Some test photos proved that all seems back in working order. There was a letter of apology accompanied by the invoice, as well as a number to call in case there are further problems.

I'll field test the camera tomorrow and make sure its 100%. I'm very satisfied so far with the repair/recall service. When I called on Monday to ask about the repair, I got a live person on the second ring who told me that the camera was on its way.

Live people = :up:

http://images-eu.amazon.com/images/P/B0000BYB5X.03.LZZZZZZZ.jpg

ajmilton
11-03-2006, 11:46 AM
damnit, you just had to go and screw with my sony-bashing :(

grats on the (apparently) successful repair :P that's a nice-looking camera

i've actually got a minolta 35mm that's older than i am, my dad picked up in the phillipines or guam or something during vietnam. still turns out some good pictures, considering that i'm a horrible photographer :) minolta is good stuff

SgtM
11-03-2006, 12:39 PM
<drool>mmm... Crimson's camera.....</drool>

onelegout
11-03-2006, 06:08 PM
Nice camera crimson!

As far as film fading out goes.. I doubt it will happen any time soon!
consumer digital definately has a long, long way to go before it reaches the quality of film...
If you've ever tried to take a long exposure with digital (By long, I mean 3 hours kinda thing...) you'll be very disapointed with the results because of the huge amount of digital noise.
I prefer film for anything that Im going to get printed.
H

a.Bird
11-03-2006, 07:42 PM
I agree with you for the time being about horrendous amounts of digital noise but you must consider the growth of technology these days. It seems like everything is growing exponentially and at such a rate, where only 3 or 4 years ago I paid $300 for a digital camera that took 640*480 max images with loads of noise, I see amazing things happening with only a decade. I'm considering all factors of photography. Long run cost, development time, lab productivity, archiving, media applications. Resolution may still be a gripe of digital cameras but if that is soon taken care of, what does film really have left? I'm not a digital snob, just curious. I mean it's not like we are still etching stone these days. We are taking energy and turning it into the most efficient form as possible for any output you can imagine.

Crimson Sky
11-04-2006, 12:15 AM
i say good riddance to film. in my younger days, it cost a small fortune just to run a darkroom out of my apartment as a hobby. Horrible stinky expensive chemicals and paper--not to mention a good enlarger cost a lot as well.
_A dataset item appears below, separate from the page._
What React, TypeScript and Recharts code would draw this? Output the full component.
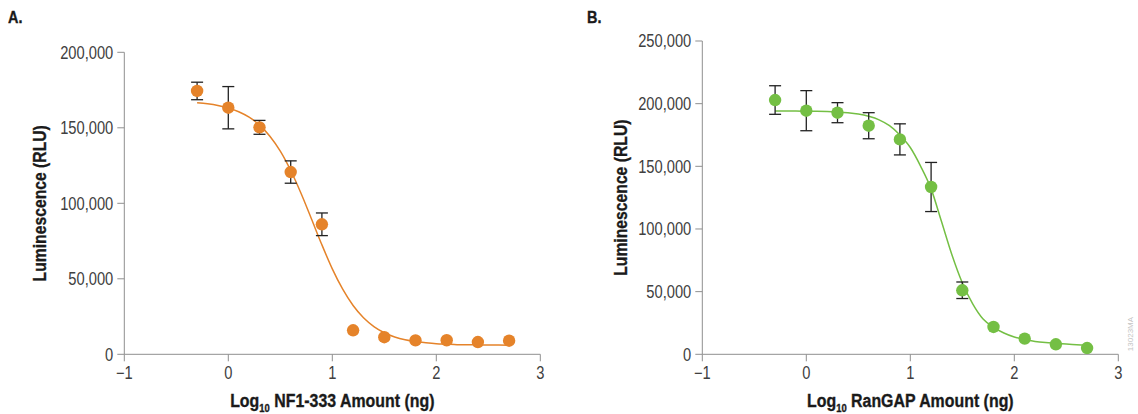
import React from 'react';
import { ComposedChart, Line, Scatter, XAxis, YAxis, ErrorBar, Label } from 'recharts';

// ---------- data ----------
const doseLog = [-0.3, 0, 0.3, 0.6, 0.9, 1.2, 1.5, 1.8, 2.1, 2.4, 2.7];
const nf1Mean = [174400, 163300, 150300, 120700, 86100, 15900, 11300, 9200, 9300, 8100, 9000];
const nf1Err = [5800, 14000, 4600, 7400, 7500, null, null, null, null, null, null];
const ranMean = [202900, 194400, 192800, 182400, 171500, 133500, 51100, 21800, 12500, 8000, 5000];
const ranErr = [11400, 16000, 8000, 10400, 12400, 19600, 6600, null, null, null, null];

const fitLog = [
  -0.3, -0.2, -0.1, 0, 0.1, 0.2, 0.3, 0.4, 0.5, 0.6, 0.7, 0.8, 0.9, 1.0, 1.1, 1.2,
  1.3, 1.4, 1.5, 1.6, 1.7, 1.8, 1.9, 2.0, 2.1, 2.2, 2.3, 2.4, 2.5, 2.6, 2.7,
];
const nf1Fit = [
  166600, 165900, 164800, 163100, 160600, 157000, 151800, 144400, 134500, 121700, 106500,
  89600, 72500, 56600, 43100, 32300, 24200, 18400, 14300, 11500, 9600, 8400, 7600, 7000,
  6700, 6400, 6300, 6200, 6100, 6100, 6000,
];
const ranFit = [
  194200, 194100, 194100, 194000, 193900, 193700, 193300, 192700, 191700, 189900, 187100,
  182400, 175000, 165000, 150000, 132000, 106000, 79500, 57100, 40200, 28100, 21500, 17000,
  13800, 11800, 10300, 9400, 8800, 8200, 7700, 7400,
];

const xTicks = [-1, 0, 1, 2, 3];
const nf1YTicks = [0, 50000, 100000, 150000, 200000];
const ranYTicks = [0, 50000, 100000, 150000, 200000, 250000];

// ---------- styling ----------
const FONT = "'Liberation Sans', Arial, Helvetica, sans-serif";
const SQ = 0.84; // horizontal squeeze to mimic a condensed face
const AXIS = '#8f8f8f';
const TICK_TEXT = '#404040';
const TITLE = '#1a1a1a';
const ORANGE = '#E5832A';
const GREEN = '#74BF44';

const fmtX = (v: number) => (v < 0 ? '\u2212' + Math.abs(v) : String(v));
const fmtY = (v: number) => v.toLocaleString('en-US');

const XTick = (props: any) => {
  const { x, y, payload } = props;
  return (
    <text
      transform={`translate(${x},${y}) scale(${SQ},1)`}
      textAnchor="middle"
      dy="0.71em"
      fontFamily={FONT}
      fontSize={17.5}
      fill={TICK_TEXT}
    >
      {fmtX(payload.value)}
    </text>
  );
};

const YTick = (props: any) => {
  const { x, y, payload } = props;
  return (
    <text
      transform={`translate(${x},${y}) scale(${SQ},1)`}
      textAnchor="end"
      dy="0.355em"
      fontFamily={FONT}
      fontSize={17.5}
      fill={TICK_TEXT}
    >
      {fmtY(payload.value)}
    </text>
  );
};

const yTitle = (cx: number) => (props: any) => {
  const vb = props.viewBox || {};
  const cy = vb.y + vb.height / 2;
  return (
    <text
      transform={`translate(${cx},${cy}) rotate(-90) scale(0.85,1)`}
      textAnchor="middle"
      dominantBaseline="central"
      fontFamily={FONT}
      fontWeight="bold"
      fontSize={18.5}
      fill={TITLE}
      stroke={TITLE}
      strokeWidth={0.35}
    >
      Luminescence (RLU)
    </text>
  );
};

const xTitle = (name: string) => (props: any) => {
  const vb = props.viewBox || {};
  const cx = vb.x + vb.width / 2;
  const y = vb.y + 53;
  return (
    <text
      transform={`translate(${cx},${y}) scale(0.86,1)`}
      textAnchor="middle"
      fontFamily={FONT}
      fontWeight="bold"
      fontSize={18.5}
      fill={TITLE}
      stroke={TITLE}
      strokeWidth={0.35}
    >
      <tspan>Log</tspan>
      <tspan fontSize={11} dy={5}>10</tspan>
      <tspan dy={-5}>{' ' + name + ' Amount (ng)'}</tspan>
    </text>
  );
};

const dot = (color: string) => (props: any) => (
  <circle cx={props.cx} cy={props.cy} r={6.2} fill={color} />
);

type PanelProps = {
  width: number;
  top: number;
  right: number;
  yAxisWidth: number;
  yMax: number;
  yTicks: number[];
  means: number[];
  errs: (number | null)[];
  fit: number[];
  color: string;
  name: string;
  titleX: number;
};

function Panel(p: PanelProps) {
  const points = doseLog.map((x, i) => ({ x, y: p.means[i], err: p.errs[i] }));
  const curve = fitLog.map((x, i) => ({ x, y: p.fit[i] }));
  return (
    <ComposedChart
      width={p.width}
      height={414}
      margin={{ top: p.top, right: p.right, bottom: 0, left: 0 }}
    >
      <XAxis
        dataKey="x"
        type="number"
        domain={[-1, 3]}
        ticks={xTicks}
        height={59.7}
        stroke={AXIS}
        tickSize={7}
        tickMargin={5}
        tick={<XTick />}
        allowDataOverflow
      >
        <Label content={xTitle(p.name)} />
      </XAxis>
      <YAxis
        type="number"
        domain={[0, p.yMax]}
        ticks={p.yTicks}
        width={p.yAxisWidth}
        stroke={AXIS}
        tickSize={7}
        tickMargin={4}
        tick={<YTick />}
        allowDataOverflow
      >
        <Label content={yTitle(p.titleX)} />
      </YAxis>
      <Line
        data={curve}
        dataKey="y"
        type="monotone"
        stroke={p.color}
        strokeWidth={1.5}
        dot={false}
        activeDot={false}
        isAnimationActive={false}
      />
      <Scatter data={points} dataKey="y" fill={p.color} shape={dot(p.color)} isAnimationActive={false}>
        <ErrorBar dataKey="err" direction="y" width={6} stroke="#222" strokeWidth={1.3} />
      </Scatter>
    </ComposedChart>
  );
}

const panelLetter: React.CSSProperties = {
  position: 'absolute',
  top: 9,
  fontFamily: FONT,
  fontWeight: 'bold',
  fontSize: 17,
  color: TITLE,
  lineHeight: '17px',
  transform: 'scaleX(0.85)',
  transformOrigin: 'left top',
  WebkitTextStroke: '0.35px #1a1a1a',
};

export default function App() {
  return (
    <div style={{ position: 'absolute', left: 0, top: 0, width: 1138, height: 414, background: '#fff', overflow: 'hidden' }}>
      <div style={{ ...panelLetter, left: 8 }}>A.</div>
      <div style={{ ...panelLetter, left: 587 }}>B.</div>
      <div style={{ position: 'absolute', left: 0, top: 0 }}>
        <Panel
          width={570}
          top={52.3}
          right={29.7}
          yAxisWidth={124.3}
          yMax={200000}
          yTicks={nf1YTicks}
          means={nf1Mean}
          errs={nf1Err}
          fit={nf1Fit}
          color={ORANGE}
          name="NF1-333"
          titleX={40}
        />
      </div>
      <div style={{ position: 'absolute', left: 570, top: 0 }}>
        <Panel
          width={568}
          top={41}
          right={19.7}
          yAxisWidth={132.3}
          yMax={250000}
          yTicks={ranYTicks}
          means={ranMean}
          errs={ranErr}
          fit={ranFit}
          color={GREEN}
          name="RanGAP"
          titleX={51}
        />
      </div>
      <div
        style={{
          position: 'absolute',
          left: 1106,
          top: 330,
          width: 50,
          transform: 'rotate(-90deg)',
          transformOrigin: 'center',
          fontFamily: FONT,
          fontSize: 8,
          color: '#c4c4c4',
          textAlign: 'center',
          lineHeight: '8px',
        }}
      >
        13023MA
      </div>
    </div>
  );
}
Film had its day, and like the dinosaurs, will soon be extinct, or in the hands of people who use it for artistic novelty. The creative power that digital tools has given us is staggering. I'm not saying its given anyone taste and talent (*Utube* for instance is filled with 99.999% digital feces) but it has given people with creativity a relatively lowcost outlet.

Will the digital canvas ever replace brushes and paint? I hope not. But ever see the prices for art supplies?. It's ****ing highway robbery.